Meskipun itu dalam naungan program kerja IKN sekalipun. Misalnya, awalnya pemindahan ibu kota akan disambut dengan baik oleh masyarakat dengan dalih pemerataan pembangunan, menghilangkan jawasentris, dan lain sebagainya.
Namun, ketika pembangunan IKN tersebut justru menimbulkan konflik seperti pembebasan lahan secara eksploitatif dan pembangunan hanya mementingkan kelompok pemodal alias investor, maka konotasi pemindahan IKN akan menjadi sangat negatif, dan lebih parahnya ada nama Jokowi dalam proyek agung tersebut.
Misalnya, sebagaimana yang terjadi pada masyarakat desa Pemaluan dan desa Sukaraja, Kecamatan Sepaku, Kamupaten Panajam Paser Utara (Ariyanti et al., 2022; Kodir et al., 2021). Tanah mereka yang berada di ring 1 IKN (pusat pemerintahan) tidak memiliki sertifkat yang jelas, karena memang didaerah tersebut masih menggunakan hukum adat dengan bentuk pengakuan masyarakat lokal. Walhasil, tanah yang tak bersertifikat itu dianggap sebagai tanah negara begitu saja.
Belum lagi ketika pembangunan IKN yang tidak bisa terlepas dari peluang investasi baru bagi para kapital, pemodal, investor yang siap untuk menyuntik kekayaannya pada proyek besar ini (Junaidi et al., 2022). Membuka pintu para pemodal untuk kepentingan kekayaan mereka, bukan atas nama nasionalisme, kebangsaan atau kesejahteraan rakyat kecil.
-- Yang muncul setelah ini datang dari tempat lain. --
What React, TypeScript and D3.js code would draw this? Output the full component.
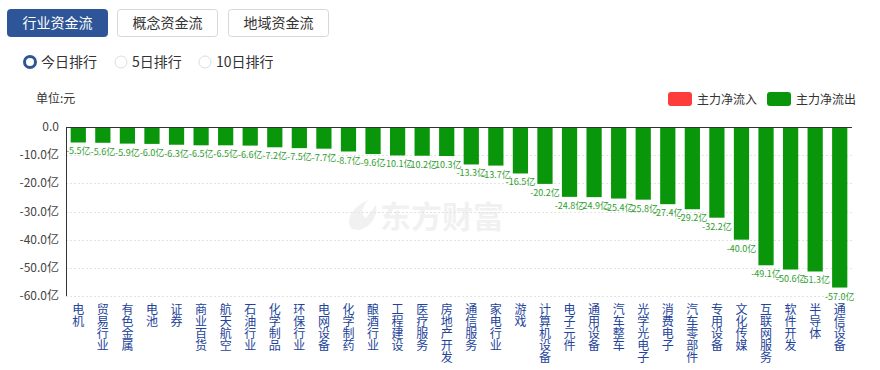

Walhasil, nama Jokowi dipertaruhkan, wacana era pemerintahan Jokowi menjadi sejarah. Seolah-olah pembangunan ini merupakan tarian di atas air mata rakyat kecil yang tanahnya dirampas, Sebuah tarian di tengah ketimpangan sosial.
Anak cucu kita akan mengenang Jokowi karena proyek besarnya dalam pemindahan IKN. Namun, ketika proyek tersebut dilakukan secara eksploitatif, maka anak cucu kita akan sadar betapa mengerikannya suatu rezim demi pembangunan mengorbankan rakyatnya sendiri. Nama Jokowi akan abadi di proyek IKN, dan penilaiannya akan tergantung di detik-detik akhir periode kepemimpinannya saat ini.